Juvenile crime bill’s hidden agenda?

By Jon Dougherty

The new Juvenile Crime Bill, which has cleared the Senate and is now
being debated in the House of Representatives, is coming too fast, is
much too large, contains no legitimate congressional involvement and
covers much more than juvenile crime.

That’s according to legislative research analysts at the
Independence Institute, a conservative think
tank that has just published an in-depth report evaluating the new bill.

Dave Kopel, who co-authored the report, told WorldNetDaily that an
examination of the massive bill highlights “some of most obvious
problems with both the Senate bill (S. 254), and with any House of
Representatives counterpart which copies provisions from S. 254.”

Kopel said the public’s perception of the bill is that it is merely
designed to federalize many more juvenile crimes and address the issue
of gun control.

“But there is a whole lot more to this bill than what is being
mentioned in the press,” he added.

For example, “there’s a massive forfeiture expansion, which lets
federal prosecutors do forfeitures for any state felony,” he said.
“That will also include state-level misdemeanors.”

The bill also includes mandatory sentences for gun and drug crimes,
as well as massive new wiretap expansions, “including intercepts on
pager transmissions, which could occur with a warrant,” he said.

“That will create the first warrantless electronic surveillance in
U.S. history,” Kopel said. He acknowledged that federal law enforcement
agencies have been pushing for the lifting of such constitutional
restrictions on privacy “for quite some time, and incrementally, they
seem to be getting it.”

In essence, “the bill has nothing to do with preventing incidents
like that which occurred in Littleton, Colorado,” Kopel said, making a
general reference to the rash of school shootings across the country in
recent months.

This bill is “just another attempt to use tragedy to expand the power
of the federal government,” said Kopel. “In that vein, they’re trying
to use this huge 600-page bill to get things passed that could never
pass if they were introduced one at a time in Congress.”

“Despite what most in Congress think, the solution to juvenile crime
is not some sound bite encapsulated on the floor of either House and
made into a uniform federal law,” he said. “The main advantage of
having 50 different states is the diversity allowed for different states
to try different approaches to serious problems like juvenile crime.”
Kopel said the current massive bill will “wipe out that great advantage,
will federalize juvenile crime, then turns federal prosecutors into
juvenile prosecutors.” The net result, he believes, is that the problem
of juvenile crime won’t diminish much, if at all.

Families Against Mandatory Minimums (FAMM),
an activist organization opposed to mandatory minimum sentencing for
jail terms, said the Juvenile Crime Bill also contained language
imposing mandatory sentencing for more crimes.

“The Juvenile Justice bill in the House of Representatives is full of
new and increased mandatory minimums for gun and drug violations,” said
a FAMM action alert.

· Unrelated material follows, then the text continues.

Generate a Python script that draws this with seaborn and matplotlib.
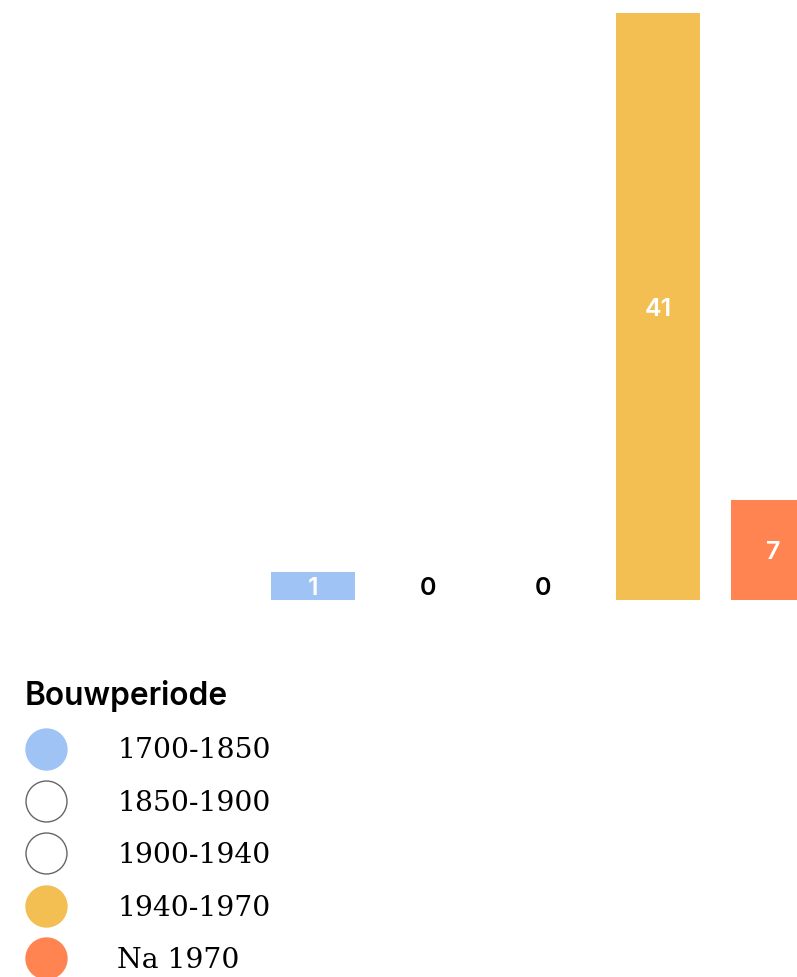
import numpy as np
import matplotlib
matplotlib.use("Agg")
import matplotlib.pyplot as plt
import seaborn as sns
from matplotlib.lines import Line2D

# Data
periodes = ['1700-1850', '1850-1900', '1900-1940', '1940-1970', 'Na 1970']
aantallen = [1, 0, 0, 41, 7]
kleuren = ['#9fc3f5', '#ffffff', '#ffffff', '#f3be52', '#ff8451']
label_kleuren = ['white', 'black', 'black', 'white', 'white']

sns.set_theme(style='white')
plt.rcParams['font.family'] = ['Inter', 'DejaVu Sans']
plt.rcParams['text.color'] = 'black'

W, H = 797, 977
fig = plt.figure(figsize=(W / 100, H / 100), dpi=100)
ax = fig.add_axes([0, 1 - 600 / H, 1, (600 - 13) / H])

# kleine balken krijgen een minimale hoogte zodat het label past
min_hoogte = 1.95
hoogtes = np.maximum(np.array(aantallen, dtype=float), min_hoogte)

sns.barplot(x=periodes, y=hoogtes, hue=periodes, palette=kleuren, legend=False,
            width=0.73, saturation=1, linewidth=0, ax=ax)

ax.set_xlim(-2.72, 4.205)
ax.set_ylim(0, 41)
ax.axis('off')

for p, n, kl in zip(ax.patches, aantallen, label_kleuren):
    ax.text(p.get_x() + p.get_width() / 2, p.get_height() / 2, str(n),
            ha='center', va='center_baseline', color=kl, fontsize=18, fontweight='semibold')

# Legenda
handles = []
for kl in kleuren:
    rand = '#666666' if kl == '#ffffff' else kl
    handles.append(Line2D([], [], linestyle='none', marker='o', markersize=29.5,
                          markerfacecolor=kl, markeredgecolor=rand, markeredgewidth=1))

leg = fig.legend(handles, periodes, loc='upper left',
                 bbox_to_anchor=(25 / W, 1 - 680 / H), frameon=False,
                 borderaxespad=0, borderpad=0, handlelength=1.47, handletextpad=1.8,
                 labelspacing=0.9, title='Bouwperiode', alignment='left',
                 labelcolor='black',
                 prop={'family': 'DejaVu Serif', 'size': 20.3},
                 title_fontproperties={'family': 'Inter', 'size': 22.8, 'weight': 'semibold'})
leg.get_title().set_color('black')

fig.savefig('out.png', dpi=100, facecolor='white')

The organization also said that Rep. Maxine
Waters, a California Democrat, introduced an amendment in mid-June to
remove the mandatory sentencing provisions of the bill.

The Waters bill, called the “Major Drug Trafficking Prosecution Act
of 1999 (H.R. 1681),” is intended to “curb prosecutions of low-level
drug offenders in federal court.” FAMM said, “In order to concentrate
Federal resources aimed at the prosecution of drug offenses on those
offenses that are major, the bill requires that prosecutors obtain
written approval of the attorney general before prosecuting certain drug
offenses in federal court.”

“This is the first bill to repeal mandatory sentences since 1994,”
said Julie Stewart, president of FAMM. “Finally, the failure of
mandatory sentences and the damage they have wreaked on thousands of
families is being addressed by Congress.”

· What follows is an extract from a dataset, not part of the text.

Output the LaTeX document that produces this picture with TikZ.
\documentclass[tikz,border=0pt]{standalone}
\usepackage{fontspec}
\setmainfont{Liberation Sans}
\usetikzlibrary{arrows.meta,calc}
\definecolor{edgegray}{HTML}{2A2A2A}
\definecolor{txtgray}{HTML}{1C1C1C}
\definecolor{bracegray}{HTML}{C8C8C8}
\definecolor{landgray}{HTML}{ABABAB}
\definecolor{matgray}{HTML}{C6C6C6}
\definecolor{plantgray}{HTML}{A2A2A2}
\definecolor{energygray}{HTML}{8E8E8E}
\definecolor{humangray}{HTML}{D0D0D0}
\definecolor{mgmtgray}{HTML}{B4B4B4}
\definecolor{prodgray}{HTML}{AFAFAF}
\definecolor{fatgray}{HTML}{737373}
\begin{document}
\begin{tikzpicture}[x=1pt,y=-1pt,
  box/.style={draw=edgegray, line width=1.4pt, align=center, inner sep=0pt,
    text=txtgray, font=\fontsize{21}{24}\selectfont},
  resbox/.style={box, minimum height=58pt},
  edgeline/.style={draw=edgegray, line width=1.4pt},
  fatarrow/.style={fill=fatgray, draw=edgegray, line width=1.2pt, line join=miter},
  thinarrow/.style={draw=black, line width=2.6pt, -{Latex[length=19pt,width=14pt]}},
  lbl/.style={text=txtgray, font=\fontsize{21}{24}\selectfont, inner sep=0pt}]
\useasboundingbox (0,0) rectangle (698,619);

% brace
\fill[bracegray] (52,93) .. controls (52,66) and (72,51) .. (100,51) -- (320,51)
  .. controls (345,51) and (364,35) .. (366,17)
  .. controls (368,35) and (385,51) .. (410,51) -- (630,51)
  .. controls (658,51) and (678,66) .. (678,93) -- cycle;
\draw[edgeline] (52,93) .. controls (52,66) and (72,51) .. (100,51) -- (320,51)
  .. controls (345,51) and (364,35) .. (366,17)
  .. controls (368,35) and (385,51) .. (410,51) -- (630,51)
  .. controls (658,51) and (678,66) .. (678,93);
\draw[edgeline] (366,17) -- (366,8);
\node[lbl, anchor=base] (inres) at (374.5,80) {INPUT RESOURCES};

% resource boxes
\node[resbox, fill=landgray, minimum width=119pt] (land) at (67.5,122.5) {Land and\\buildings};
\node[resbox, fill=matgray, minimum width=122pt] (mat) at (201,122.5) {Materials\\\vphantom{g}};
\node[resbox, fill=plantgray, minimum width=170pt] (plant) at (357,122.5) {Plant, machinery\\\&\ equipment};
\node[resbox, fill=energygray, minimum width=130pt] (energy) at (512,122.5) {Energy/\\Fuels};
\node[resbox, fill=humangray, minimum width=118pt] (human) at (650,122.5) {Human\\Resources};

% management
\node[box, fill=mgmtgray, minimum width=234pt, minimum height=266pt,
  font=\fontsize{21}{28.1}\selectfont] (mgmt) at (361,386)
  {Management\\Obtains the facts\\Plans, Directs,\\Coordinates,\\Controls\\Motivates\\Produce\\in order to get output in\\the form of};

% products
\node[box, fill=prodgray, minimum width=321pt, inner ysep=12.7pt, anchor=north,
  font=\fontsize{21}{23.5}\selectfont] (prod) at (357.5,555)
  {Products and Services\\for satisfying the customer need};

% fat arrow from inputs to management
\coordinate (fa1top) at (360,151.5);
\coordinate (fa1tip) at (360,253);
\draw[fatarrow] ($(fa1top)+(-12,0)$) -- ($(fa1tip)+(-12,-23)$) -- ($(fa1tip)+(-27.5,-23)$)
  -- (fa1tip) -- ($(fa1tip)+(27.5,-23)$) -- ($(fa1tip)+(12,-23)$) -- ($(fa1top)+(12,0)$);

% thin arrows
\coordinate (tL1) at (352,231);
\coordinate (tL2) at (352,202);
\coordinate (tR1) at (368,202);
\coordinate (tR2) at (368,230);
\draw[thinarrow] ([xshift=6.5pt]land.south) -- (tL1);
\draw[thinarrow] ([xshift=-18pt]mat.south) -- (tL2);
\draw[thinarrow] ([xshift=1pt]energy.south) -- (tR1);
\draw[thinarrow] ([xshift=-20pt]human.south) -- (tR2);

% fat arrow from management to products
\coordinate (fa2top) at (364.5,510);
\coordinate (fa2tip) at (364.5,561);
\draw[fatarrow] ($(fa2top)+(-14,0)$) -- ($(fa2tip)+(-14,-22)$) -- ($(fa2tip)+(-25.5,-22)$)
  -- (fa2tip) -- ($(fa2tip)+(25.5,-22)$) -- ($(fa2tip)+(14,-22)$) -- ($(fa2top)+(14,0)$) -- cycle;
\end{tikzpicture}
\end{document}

Kopel added, “It might be appropriate to have mandatory sentencing
for some juvenile crimes, but that’s a matter for a state to decide, not
the federal government.”

There is nothing in the Constitution, he said, that “gives the
federal government the right to impose sentences on juveniles, or
regulate gun show sales, or anything relating to most provisions in this
bill. It’s absurd to think otherwise because these are matters for
states to decide, as they have always been.”

Kopel said he believes the Senate version of the bill will eventually
be “watered down” in the House, but added that many of the provisions
Congress ultimately will pass “are just as inappropriate for the federal
government to be deciding.”

“It will be a lot like the lesser of two evils,” he said.